- _WHAT YOU ARE ASKED TO DO_
Set down, exactly as written, the lines from the top of the data to the line that holds "ax.set_axisbelow(True)", and omit the pictures.
* start EXTRACTED MATERIAL *
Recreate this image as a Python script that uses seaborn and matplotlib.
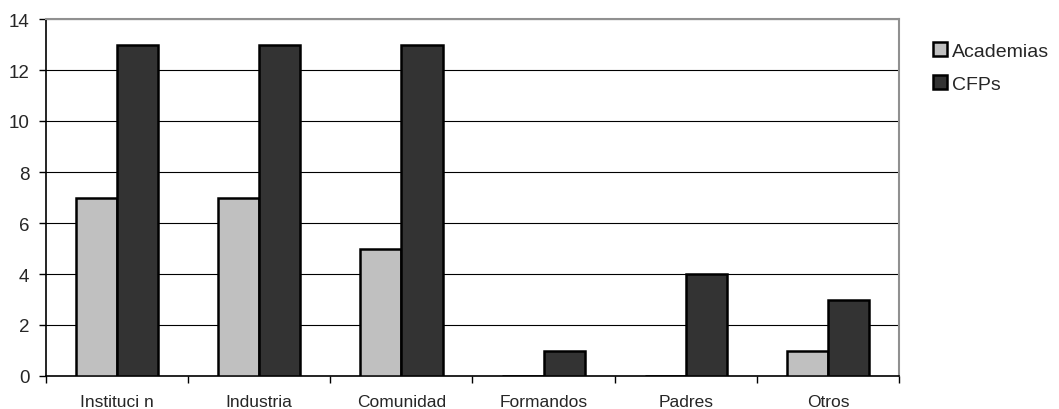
import matplotlib
matplotlib.use("Agg")
import matplotlib.pyplot as plt
import seaborn as sns
import pandas as pd
import numpy as np
from matplotlib.patches import Patch

categories = ["Instituci n", "Industria", "Comunidad", "Formandos", "Padres", "Otros"]
academias = [7, 7, 5, 0, 0, 1]
cfps = [13, 13, 13, 1, 4, 3]
series_names = ["Academias", "CFPs"]
colors = ["#C0C0C0", "#333333"]

df = pd.DataFrame({
    "cat": categories * 2,
    "val": academias + cfps,
    "serie": [series_names[0]] * len(categories) + [series_names[1]] * len(categories),
})

sns.set_style("white")
plt.rcParams["font.family"] = ["Liberation Sans", "DejaVu Sans"]

fig = plt.figure(figsize=(10.59, 4.10), dpi=100)
ax = fig.add_axes([46 / 1059, 1 - 377 / 410, (899 - 46) / 1059, (377 - 20) / 410])

sns.barplot(data=df, x="cat", y="val", hue="serie", order=categories,
            hue_order=series_names, palette=colors, width=0.58,
            edgecolor="black", linewidth=1.8, ax=ax, legend=False, zorder=3)

ax.set_xlim(-0.5, len(categories) - 0.5)
ax.set_ylim(0, 14)
ax.set_yticks(np.arange(0, 15, 2))
ax.yaxis.grid(True, color="black", linewidth=0.8, zorder=0)
ax.set_axisbelow(True)

# boundary ticks between categories, labels centred under each group
ax.set_xticks(np.arange(-0.5, len(categories), 1.0))
ax.set_xticklabels([])
ax.set_xticks(np.arange(len(categories)), minor=True)
ax.set_xticklabels(categories, minor=True, fontsize=12.5)
ax.tick_params(axis="x", which="major", direction="out", length=5, width=1, color="black", bottom=True)
ax.tick_params(axis="x", which="minor", length=0, pad=13)
ax.tick_params(axis="y", direction="out", length=5, width=1, color="black", left=True, labelsize=13.5, pad=7)

ax.set_xlabel("")
ax.set_ylabel("")
for side in ["left", "bottom"]:
    ax.spines[side].set_color("black")
    ax.spines[side].set_linewidth(1.2)
for side in ["right", "top"]:
    ax.spines[side].set_color("#909090")
    ax.spines[side].set_linewidth(1.5)

handles = [Patch(facecolor=c, edgecolor="black", linewidth=1.8) for c in colors]
fig.legend(handles, series_names, loc="upper left", bbox_to_anchor=(933 / 1059, 1 - 43 / 410),
           frameon=False, fontsize=14, handlelength=0.7, handleheight=0.7,
           handletextpad=0.3, labelspacing=0.8, borderaxespad=0, borderpad=0)

fig.savefig("out.png", dpi=100)
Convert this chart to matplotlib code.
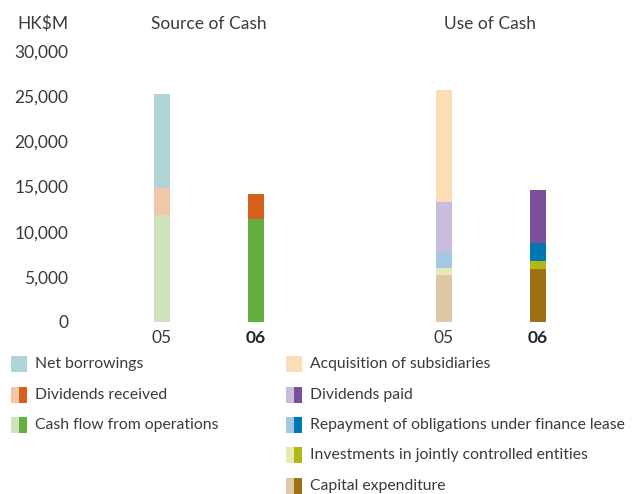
* end EXTRACTED MATERIAL *
- _RESPONSE TO THIS TASK_
Recreate this image as a Python script that uses seaborn and matplotlib.
import matplotlib
matplotlib.use("Agg")
import matplotlib.pyplot as plt
import seaborn as sns
import pandas as pd
import numpy as np
from matplotlib.patches import Patch

categories = ["Instituci n", "Industria", "Comunidad", "Formandos", "Padres", "Otros"]
academias = [7, 7, 5, 0, 0, 1]
cfps = [13, 13, 13, 1, 4, 3]
series_names = ["Academias", "CFPs"]
colors = ["#C0C0C0", "#333333"]

df = pd.DataFrame({
    "cat": categories * 2,
    "val": academias + cfps,
    "serie": [series_names[0]] * len(categories) + [series_names[1]] * len(categories),
})

sns.set_style("white")
plt.rcParams["font.family"] = ["Liberation Sans", "DejaVu Sans"]

fig = plt.figure(figsize=(10.59, 4.10), dpi=100)
ax = fig.add_axes([46 / 1059, 1 - 377 / 410, (899 - 46) / 1059, (377 - 20) / 410])

sns.barplot(data=df, x="cat", y="val", hue="serie", order=categories,
            hue_order=series_names, palette=colors, width=0.58,
            edgecolor="black", linewidth=1.8, ax=ax, legend=False, zorder=3)

ax.set_xlim(-0.5, len(categories) - 0.5)
ax.set_ylim(0, 14)
ax.set_yticks(np.arange(0, 15, 2))
ax.yaxis.grid(True, color="black", linewidth=0.8, zorder=0)
ax.set_axisbelow(True)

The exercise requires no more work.